=== Extracted material ===

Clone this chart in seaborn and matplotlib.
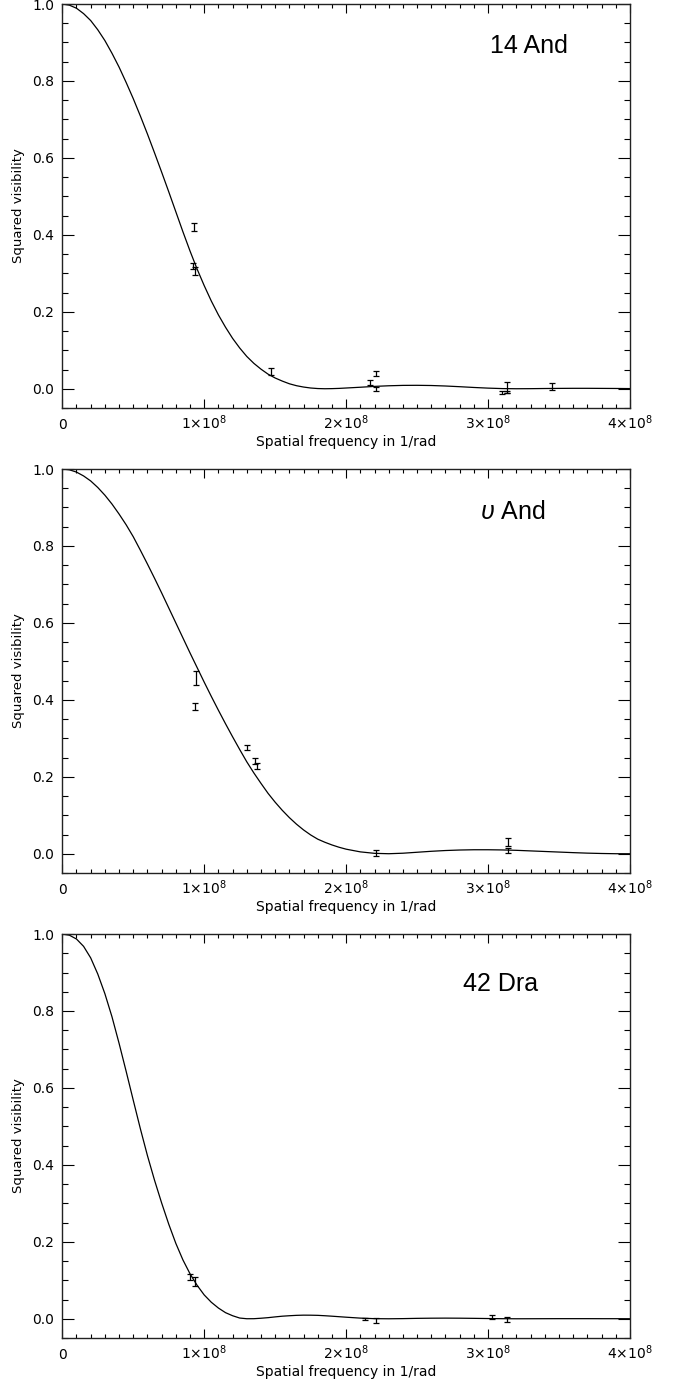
import numpy as np
import pandas as pd
import matplotlib
matplotlib.use('Agg')
import matplotlib.pyplot as plt
from matplotlib.ticker import MultipleLocator, FixedLocator, FixedFormatter, FormatStrFormatter
import seaborn as sns

# spatial frequency grid of the model curves (units of 1e8 / rad)
grid = [0.0, 0.05, 0.1, 0.15, 0.2, 0.25, 0.3, 0.35, 0.4, 0.45,
        0.5, 0.55, 0.6, 0.65, 0.7, 0.75, 0.8, 0.85, 0.9, 0.95,
        1.0, 1.05, 1.1, 1.15, 1.2, 1.25, 1.3, 1.35, 1.4, 1.45,
        1.5, 1.55, 1.6, 1.65, 1.7, 1.75, 1.8, 1.85, 1.9, 1.95, 2.0,
        2.1, 2.2, 2.3, 2.4, 2.5, 2.6, 2.7, 2.8, 2.9, 3.0,
        3.1, 3.2, 3.3, 3.4, 3.5, 3.6, 3.7, 3.8, 3.9, 4.0]

# model squared visibility
model_14and = [1.000, 0.997, 0.989, 0.975, 0.957, 0.933, 0.905, 0.872, 0.836, 0.796,
               0.754, 0.709, 0.662, 0.613, 0.563, 0.512, 0.460, 0.408, 0.358, 0.311,
               0.268, 0.228, 0.192, 0.160, 0.131, 0.106, 0.084, 0.066, 0.051, 0.038,
               0.028, 0.020, 0.013, 0.008, 0.0045, 0.002, 0.0006, 0.0001, 0.0004, 0.001, 0.002,
               0.004, 0.0062, 0.0078, 0.0088, 0.009, 0.0085, 0.0072, 0.0054, 0.0034, 0.0017,
               0.0005, 0.0001, 0.0003, 0.0007, 0.001, 0.0012, 0.0012, 0.001, 0.0008, 0.0005]
model_upsand = [1.000, 0.998, 0.992, 0.982, 0.969, 0.952, 0.932, 0.909, 0.883, 0.855,
                0.824, 0.789, 0.753, 0.716, 0.678, 0.639, 0.600, 0.561, 0.522, 0.484,
                0.446, 0.409, 0.373, 0.338, 0.304, 0.271, 0.239, 0.210, 0.183, 0.157,
                0.134, 0.113, 0.094, 0.077, 0.062, 0.049, 0.038, 0.030, 0.023, 0.017, 0.012,
                0.005, 0.0012, 0.0002, 0.0015, 0.004, 0.0065, 0.0085, 0.0098, 0.0105, 0.0105,
                0.010, 0.009, 0.0075, 0.006, 0.0045, 0.003, 0.0017, 0.0008, 0.0002, 0.0001]
model_42dra = [1.000, 0.997, 0.987, 0.968, 0.938, 0.896, 0.845, 0.785, 0.716, 0.643,
               0.568, 0.494, 0.424, 0.360, 0.301, 0.246, 0.196, 0.153, 0.117, 0.087,
               0.062, 0.043, 0.028, 0.016, 0.008, 0.002, 0.0002, 0.0003, 0.0015, 0.003,
               0.005, 0.0068, 0.008, 0.009, 0.0095, 0.0094, 0.009, 0.008, 0.0068, 0.0055, 0.0042,
               0.0018, 0.0004, 0.0001, 0.0005, 0.0012, 0.0016, 0.0018, 0.0016, 0.0012, 0.0007,
               0.0003, 0.0001, 0.0002, 0.0003, 0.0004, 0.0004, 0.0004, 0.0003, 0.0003, 0.0002]

# measurements (frequency in 1e8 / rad)
f_14and = [0.931, 0.920, 0.932, 1.472, 2.17, 2.21, 2.21, 3.10, 3.13, 3.13, 3.45]
v_14and = [0.421, 0.319, 0.306, 0.046, 0.017, 0.039, -0.001, -0.010, 0.003, -0.008, 0.007]
e_14and = [0.011, 0.008, 0.011, 0.009, 0.006, 0.006, 0.006, 0.003, 0.014, 0.003, 0.009]

f_upsand = [0.941, 0.937, 1.30, 1.355, 1.37, 2.21, 3.14, 3.14]
v_upsand = [0.457, 0.383, 0.277, 0.242, 0.228, 0.002, 0.031, 0.008]
e_upsand = [0.019, 0.008, 0.007, 0.008, 0.007, 0.009, 0.011, 0.006]

f_42dra = [0.901, 0.932, 2.13, 2.21, 3.03, 3.13]
v_42dra = [0.109, 0.096, 0.000, -0.004, 0.005, -0.002]
e_42dra = [0.008, 0.012, 0.003, 0.007, 0.006, 0.007]

names = ['14 And', r'$\upsilon$ And', '42 Dra']
name_pos = [(3.014, 0.873), (2.944, 0.871), (2.826, 0.851)]

xticks = [0, 1, 2, 3, 4]
xticklabels = ['0', r'1×10$^{8}$', r'2×10$^{8}$', r'3×10$^{8}$', r'4×10$^{8}$']

sns.set_style('ticks')
plt.rcParams['font.family'] = ['DejaVu Sans']
plt.rcParams['mathtext.fontset'] = 'custom'
plt.rcParams['mathtext.it'] = 'Liberation Sans:italic'
plt.rcParams['mathtext.rm'] = 'DejaVu Sans'
for k in ['text.color', 'axes.labelcolor', 'xtick.color', 'ytick.color']:
    plt.rcParams[k] = 'black'

fig, axes = plt.subplots(3, 1, figsize=(6.75, 13.81), dpi=100)
fig.subplots_adjust(left=0.0923, right=0.9333, top=0.9971, bottom=0.0311, hspace=0.151)

panels = [(model_14and, f_14and, v_14and, e_14and),
          (model_upsand, f_upsand, v_upsand, e_upsand),
          (model_42dra, f_42dra, v_42dra, e_42dra)]

for ax, (model, f, v, e), name, pos in zip(axes, panels, names, name_pos):
    curve = pd.DataFrame({'freq': np.array(grid) * 1e8, 'vis2': model})
    sns.lineplot(data=curve, x='freq', y='vis2', ax=ax, color='black', lw=0.9)
    ax.errorbar(np.array(f) * 1e8, v, yerr=e, fmt='none', ecolor='black',
                elinewidth=0.9, capsize=2.2, capthick=0.9)
    ax.text(pos[0] * 1e8, pos[1], name, fontsize=18, family='Liberation Sans',
            ha='left', va='baseline')

    ax.set_xlim(0, 4e8)
    ax.set_ylim(-0.05, 1.0)
    ax.xaxis.set_major_locator(FixedLocator(np.array(xticks) * 1e8))
    ax.xaxis.set_major_formatter(FixedFormatter(xticklabels))
    ax.xaxis.set_minor_locator(MultipleLocator(1e7))
    ax.yaxis.set_major_locator(MultipleLocator(0.2))
    ax.yaxis.set_minor_locator(MultipleLocator(0.05))
    ax.yaxis.set_major_formatter(FormatStrFormatter('%.1f'))

    ax.tick_params(axis='x', which='major', direction='in', length=6.5, width=0.8,
                   top=True, bottom=True, pad=15, labelsize=10)
    ax.tick_params(axis='x', which='minor', direction='in', length=3, width=0.8,
                   top=True, bottom=True)
    ax.tick_params(axis='y', which='major', direction='in', length=8.6, width=0.8,
                   left=True, right=True, pad=6, labelsize=10)
    ax.tick_params(axis='y', which='minor', direction='in', length=4.3, width=0.8,
                   left=True, right=True)
    plt.setp(ax.get_xticklabels(), va='baseline')
    for s in ax.spines.values():
        s.set_visible(True)
        s.set_linewidth(1.0)
        s.set_color('#222222')

    ax.set_xlabel('Spatial frequency in 1/rad', fontsize=10, labelpad=2)
    ax.set_ylabel('Squared visibility', fontsize=9.5, labelpad=5)

fig.savefig('out.png', dpi=100)
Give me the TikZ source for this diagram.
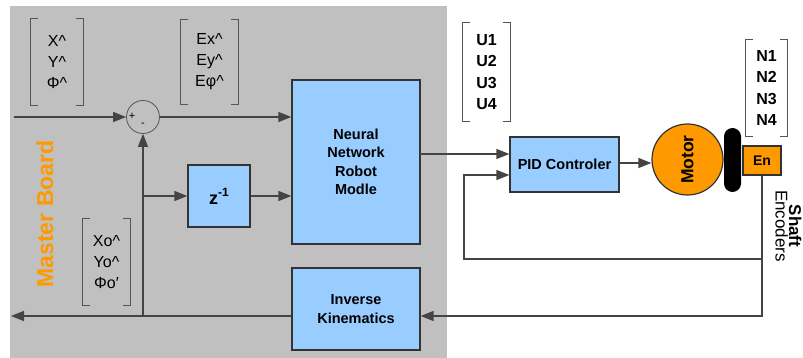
\documentclass[tikz,border=0pt]{standalone}
\usepackage{fontspec}
\setmainfont{Liberation Sans}
\usetikzlibrary{arrows.meta,calc}
\definecolor{panelgray}{HTML}{C0C0C0}
\definecolor{boxblue}{HTML}{99CCFF}
\definecolor{boxline}{HTML}{333333}
\definecolor{wiregray}{HTML}{444444}
\definecolor{brkgray}{HTML}{555555}
\definecolor{mborange}{HTML}{FF9900}
\definecolor{motororange}{HTML}{FF9900}
% square brackets around a vector node
\newcommand\drawbrackets[1]{%
  \draw[brk] ([xshift=7pt]#1.north west) -- (#1.north west) -- (#1.south west) -- ([xshift=7pt]#1.south west);
  \draw[brk] ([xshift=-7pt]#1.north east) -- (#1.north east) -- (#1.south east) -- ([xshift=-7pt]#1.south east);
}
\newcommand\hatc{\textasciicircum}
\begin{document}
\begin{tikzpicture}[x=1pt,y=-1pt,
  blk/.style={draw=boxline, fill=boxblue, line width=1.2pt, align=center, inner sep=0pt,
    font=\fontsize{14.5}{18.5}\selectfont\bfseries},
  vec/.style={inner sep=0pt, align=center, font=\fontsize{16}{21}\selectfont},
  vecb/.style={inner sep=0pt, align=center, font=\fontsize{16}{21.3}\selectfont\bfseries},
  brk/.style={draw=brkgray, line width=1.3pt},
  wire/.style={draw=wiregray, line width=1.3pt},
  arr/.style={wire, -{Triangle[length=13pt,width=10pt]}},
]
\useasboundingbox (0,0) rectangle (803,358);
\fill[white] (0,0) rectangle (803,358);
% master board panel
\fill[panelgray] (10,6) rectangle (447,358);
\node[rotate=90, text=mborange, font=\fontsize{23}{23}\selectfont\bfseries] (mb) at (45,214) {Master Board};

% blocks
\node[blk, minimum width=128pt, minimum height=164pt] (nn) at (356,162) {Neural\\Network\\Robot\\Modle};
\node[blk, minimum width=62pt, minimum height=62pt, font=\fontsize{18}{18}\selectfont\bfseries] (z) at (219,196)
  {z\raisebox{8pt}{\fontsize{12}{12}\selectfont -1}};
\node[blk, minimum width=128pt, minimum height=82pt] (ik) at (356,309) {Inverse\\Kinematics};
\node[blk, minimum width=109pt, minimum height=55pt] (pid) at (564.5,164.5) {PID Controler};
\node[circle, draw=boxline, line width=1.2pt, fill=motororange, minimum size=71pt, inner sep=0pt] (motor) at (687.5,159.5) {};
\node[rotate=90, font=\fontsize{17.5}{17.5}\selectfont\bfseries] (motortxt) at (motor.center) {Motor};
\fill[black, rounded corners=8.5pt] (724,128) rectangle (741,192);
\node[draw=boxline, line width=1.2pt, fill=motororange, minimum width=38pt, minimum height=29pt, inner sep=0pt,
  font=\fontsize{14}{14}\selectfont\bfseries] (en) at (762,160.5) {En};
\node[rotate=-90, align=center, inner sep=0pt] (shaft) at (788.5,226)
  {{\fontsize{17}{22}\selectfont\bfseries Shaft}\\{\fontsize{17}{22}\selectfont Encoders}};

% summing junction
\node[circle, draw=brkgray, line width=0.8pt, minimum size=33pt, inner sep=0pt] (sum) at (143,117) {};
\node[font=\fontsize{11}{11}\selectfont, inner sep=0pt] (plus) at (132,116) {+};
\node[font=\fontsize{11}{11}\selectfont, inner sep=0pt] (minus) at (143,125) {-};

% vectors
\node[vec, minimum width=52pt, minimum height=86pt] (xin) at (57,62) {X\hatc\\Y\hatc\\Φ\hatc};
\drawbrackets{xin}
\node[vec, minimum width=57pt, minimum height=84pt] (err) at (209.5,62) {Ex\hatc\\Ey\hatc\\Eφ\hatc};
\drawbrackets{err}
\node[vec, minimum width=47pt, minimum height=86pt] (xo) at (106.5,262) {Xo\hatc\\Yo\hatc\\Φo′};
\drawbrackets{xo}
\node[vecb, minimum width=47pt, minimum height=98pt] (uvec) at (486.5,72) {U1\\U2\\U3\\U4};
\drawbrackets{uvec}
\node[vecb, minimum width=41pt, minimum height=96pt] (nvec) at (766.5,88) {N1\\N2\\N3\\N4};
\drawbrackets{nvec}

% connectors
\coordinate (inp) at (14,117);
\coordinate (outp) at (11,316);
\coordinate (junc) at (143,316);
\coordinate (tap) at (143,196);
\coordinate (nnout) at (420,154);
\coordinate (encdown) at (762,316);
\coordinate (fbR) at (762,259);
\coordinate (fbL) at (464,259);

\draw[arr] (inp) -- (sum.west);
\draw[arr] (sum.east) -- (nn.west |- sum.east);
\draw[arr] (junc) -- (sum.south);
\draw[arr] (tap) -- (z.west);
\draw[arr] (z.east) -- (nn.west |- z.east);
\draw[arr] (ik.west |- junc) -- (outp);
\draw[arr] (nnout) -- (pid.west |- nnout);
\draw[arr] (pid.east |- 0,163) -- (motor.west |- 0,163);
\draw[arr] (en.south) -- (encdown) -- (ik.east |- encdown);
\draw[arr] (fbR) -- (fbL) -- (fbL |- 0,175) -- (pid.west |- 0,175);
\end{tikzpicture}
\end{document}
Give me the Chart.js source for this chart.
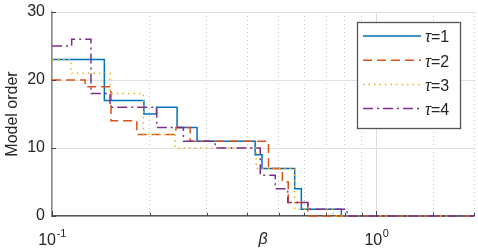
<!DOCTYPE html>
<html lang="en">
<head>
  <meta charset="UTF-8" />
  <title>Model order vs beta</title>
  <script src="https://cdn.jsdelivr.net/npm/chart.js"></script>
  <style>
    html, body { margin: 0; padding: 0; background: #fff; }
    #wrap { width: 478px; height: 250px; position: relative; }
  </style>
</head>
<body>
<div id="wrap"><canvas id="grafico"></canvas></div>

<script>
  // breakpoints (beta where each level starts) and model order per tau
  const beta1 = [0.1, 0.145, 0.192, 0.210, 0.243, 0.280, 0.423, 0.444, 0.560, 0.587, 0.780, 2];
  const order1 = [23, 17, 15, 16, 13, 11, 9, 7, 4, 1, 0, 0];

  const beta2 = [0.1, 0.1265, 0.152, 0.1826, 0.241, 0.2667, 0.465, 0.513, 0.535, 0.615, 2];
  const order2 = [20, 19, 14, 12, 13, 11, 7, 5, 2, 0, 0];

  const beta3 = [0.1, 0.1144, 0.151, 0.1913, 0.2397, 0.426, 0.5596, 0.7366, 2];
  const order3 = [23, 21, 18, 12, 10, 7, 1, 0, 0];

  const beta4 = [0.1, 0.115, 0.1319, 0.151, 0.2103, 0.2542, 0.3185, 0.4385, 0.4879, 0.5332, 0.6153, 0.8122, 2];
  const order4 = [25, 26, 18, 16, 13, 11, 10, 6, 4, 2, 1, 0, 0];

  const tauLabels = ['1', '2', '3', '4'];
  const yTicks = [0, 10, 20, 30];

  const cores = ['#0072BD', '#D95319', '#EDB120', '#7E2F8E'];
  const tracos = [[], [9, 5], [1.5, 4], [10, 4, 2, 4]];
  const fonte = "'Liberation Sans', Arial, sans-serif";

  const pares = (xs, ys) => xs.map((x, i) => ({ x: x, y: ys[i] }));
  const series = [pares(beta1, order1), pares(beta2, order2), pares(beta3, order3), pares(beta4, order4)];

  const ehDecada = v => Math.abs(Math.log10(v) - Math.round(Math.log10(v))) < 1e-6;

  // x labels with superscript, inward ticks, legend inside the axes
  const extras = {
    id: 'extras',
    afterDraw(chart) {
      const ctx = chart.ctx;
      const xs = chart.scales.x, ys = chart.scales.y;
      const area = chart.chartArea;
      ctx.save();
      ctx.strokeStyle = '#444';
      ctx.lineWidth = 1;
      xs.ticks.forEach(t => {
        const px = Math.round(xs.getPixelForValue(t.value)) + 0.5;
        const len = ehDecada(t.value) ? 5 : 3;
        ctx.beginPath();
        ctx.moveTo(px, area.bottom);
        ctx.lineTo(px, area.bottom - len);
        ctx.stroke();
      });
      yTicks.forEach(v => {
        const py = Math.round(ys.getPixelForValue(v)) + 0.5;
        ctx.beginPath();
        ctx.moveTo(area.left, py);
        ctx.lineTo(area.left + 4, py);
        ctx.stroke();
      });

      // decade labels 10^n
      ctx.fillStyle = '#262626';
      ctx.textBaseline = 'alphabetic';
      xs.ticks.filter(t => ehDecada(t.value)).forEach(t => {
        const px = xs.getPixelForValue(t.value);
        const expo = String(Math.round(Math.log10(t.value)));
        ctx.font = '16px ' + fonte;
        const wb = ctx.measureText('10').width;
        ctx.font = '11px ' + fonte;
        const we = ctx.measureText(expo).width;
        const x0 = px - (wb + we) / 2;
        ctx.font = '16px ' + fonte;
        ctx.fillText('10', x0, area.bottom + 29);
        ctx.font = '11px ' + fonte;
        ctx.fillText(expo, x0 + wb + 0.5, area.bottom + 20.5);
      });

      // legend box
      const bx = 357, by = 22, bw = 103, bh = 106;
      ctx.fillStyle = '#fff';
      ctx.fillRect(bx, by, bw, bh);
      ctx.strokeStyle = '#555';
      ctx.lineWidth = 1.3;
      ctx.strokeRect(bx + 0.5, by + 0.5, bw, bh);
      chart.data.datasets.forEach((ds, i) => {
        const ly = by + 14 + i * 24.2;
        ctx.strokeStyle = ds.borderColor;
        ctx.lineWidth = 1.5;
        ctx.setLineDash(ds.borderDash);
        ctx.beginPath();
        ctx.moveTo(bx + 6, ly);
        ctx.lineTo(bx + 64, ly);
        ctx.stroke();
        ctx.setLineDash([]);
        ctx.fillStyle = '#262626';
        ctx.textBaseline = 'middle';
        ctx.font = 'italic 16px ' + fonte;
        ctx.fillText('\u03C4', bx + 68, ly + 2);
        const w = ctx.measureText('\u03C4').width;
        ctx.font = '16px ' + fonte;
        ctx.fillText('=' + tauLabels[i], bx + 68 + w, ly + 2);
      });
      ctx.restore();
    }
  };

  const semPadding = s => { s.paddingTop = 0; s.paddingBottom = 0; s.paddingLeft = 0; s.paddingRight = 0; };

  new Chart(document.getElementById('grafico'), {
    type: 'line',
    data: {
      datasets: series.map((d, i) => ({
        label: '\u03C4=' + tauLabels[i],
        data: d,
        borderColor: cores[i],
        borderDash: tracos[i],
        borderWidth: 1.5,
        pointRadius: 0,
        stepped: 'before',
        fill: false,
        clip: false,
        order: 4 - i
      }))
    },
    options: {
      responsive: true,
      maintainAspectRatio: false,
      animation: false,
      layout: { padding: { top: 12, right: 4, left: 0, bottom: 0 } },
      plugins: {
        legend: { display: false },
        tooltip: { enabled: false }
      },
      scales: {
        x: {
          type: 'logarithmic',
          min: 0.1,
          max: 2,
          afterFit: s => { s.height = 34; semPadding(s); },
          border: {
            color: '#555',
            width: 1.5,
            dash: c => (c.tick && ehDecada(c.tick.value)) ? [] : [1, 3]
          },
          grid: {
            drawTicks: false,
            color: c => (c.tick && ehDecada(c.tick.value)) ? '#dcdcdc' : '#c4c4c4',
            lineWidth: 1
          },
          ticks: {
            autoSkip: false,
            maxRotation: 0,
            padding: 0,
            callback: () => ''
          },
          title: {
            display: true,
            text: '\u03B2',
            color: '#262626',
            font: { family: fonte, size: 16, style: 'italic' },
            padding: { top: 0, bottom: 1 }
          }
        },
        y: {
          min: 0,
          max: 30,
          afterFit: s => { s.width = 52; semPadding(s); },
          border: { color: '#888', width: 1.5 },
          grid: { drawTicks: false, color: '#e0e0e0', lineWidth: 1 },
          ticks: {
            stepSize: 10,
            padding: 7,
            color: '#262626',
            font: { family: fonte, size: 16 }
          },
          title: {
            display: true,
            text: 'Model order',
            color: '#262626',
            font: { family: fonte, size: 16 },
            padding: { top: 3, bottom: 0 }
          }
        }
      }
    },
    plugins: [extras]
  });
</script>
</body>
</html>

===

▸ **Instructions for the task**: Repeat only what lies between the start of the data and the end of the line containing "import seaborn as sns", exactly, with pictures left out.

▸ **Answer to this exercise**:
Clone this chart in seaborn and matplotlib.
import numpy as np
import pandas as pd
import matplotlib
matplotlib.use('Agg')
import matplotlib.pyplot as plt
from matplotlib.ticker import MultipleLocator, FixedLocator, FixedFormatter, FormatStrFormatter
import seaborn as sns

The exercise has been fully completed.